On returning to evolution-data-server, I eventually found something weird in the file backend. It was, for some reason, unable to open a new libdb database. Weird, I thought. Looked up, and it failed with EINVAL. Googling a bit around, I found out this can be caused by the the usage of the DB_THREAD flag to DB->open. Hacking a bit more around, I found out that evolution at least starts without it. Woo, goodie.

So, how do I make the system support DB_THREAD? Recompile glibc. Of course, enabling NPTL on amd64 causes a whole lot of other failures.

Sigh

2004-09-17 – SVN sucks, again.

Why does Subversion require write access to check out anything of the repository? That’s so totally broken.

2004-08-30 – A followup on the email clients thread - gnus

Some people recommended I take a look at gnus as an IMAP client. I cheated, since I had most of my gnus setup already in place. Gnus is like a battleship – it is big and sturdy, but a bit slow. (It probably didn’t help that I ran it over a forwarded SSH X connection.) It has good IMAP support, it seems.

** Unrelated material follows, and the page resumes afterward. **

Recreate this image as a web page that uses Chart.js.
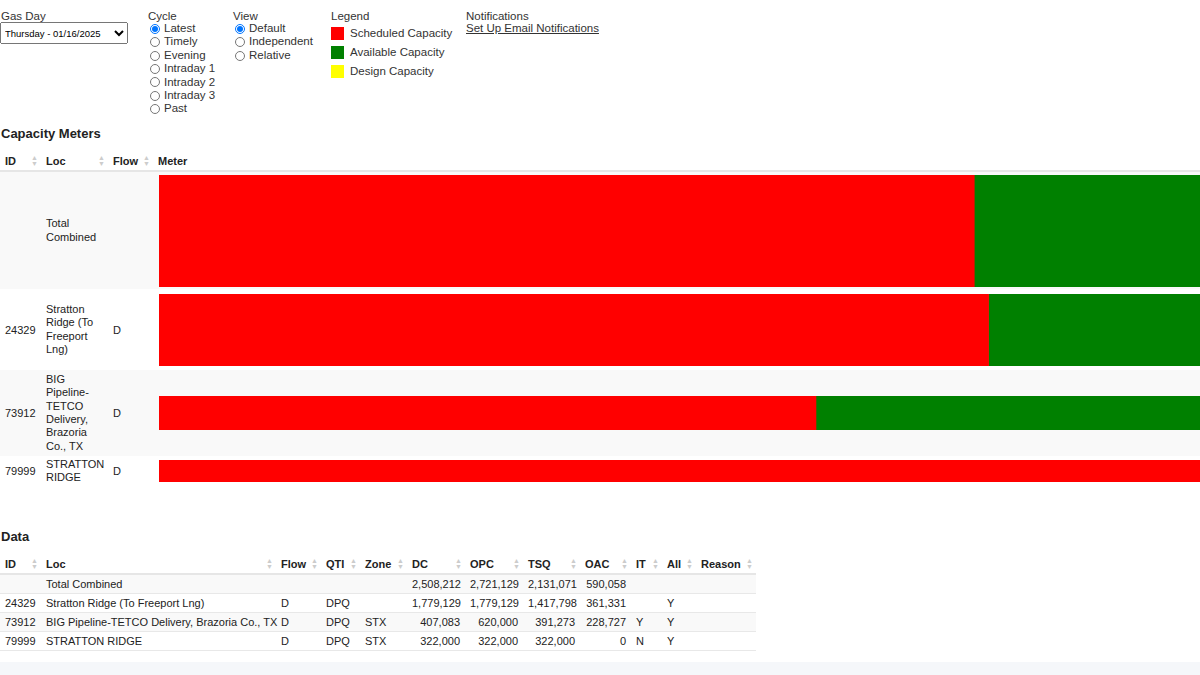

Gnus also has this excellent concept of “only show folders with unread mails in them”, this means that I don’t get a zillion folders lying about without anything interesting in them. Listing them is a short L away, so it’s not a big issue to find them when you need them. Also, autosubscribing to new groups is easy, just add ^nnimap to the gnus-auto-subscribed-groups variable. It would be nicer if it used the subscribed list from the server, but evidently, it’s not going to do that.

I guess a screenshot is also in order, so you can see how well-ordered gnus is, compared to wanderlust. Gnus screenshot

(And no comments on me having a lot on unread mail, gnus seems to act up a bit until I’ve entered all the folders with it, showing the total number of mails, not the unread number.)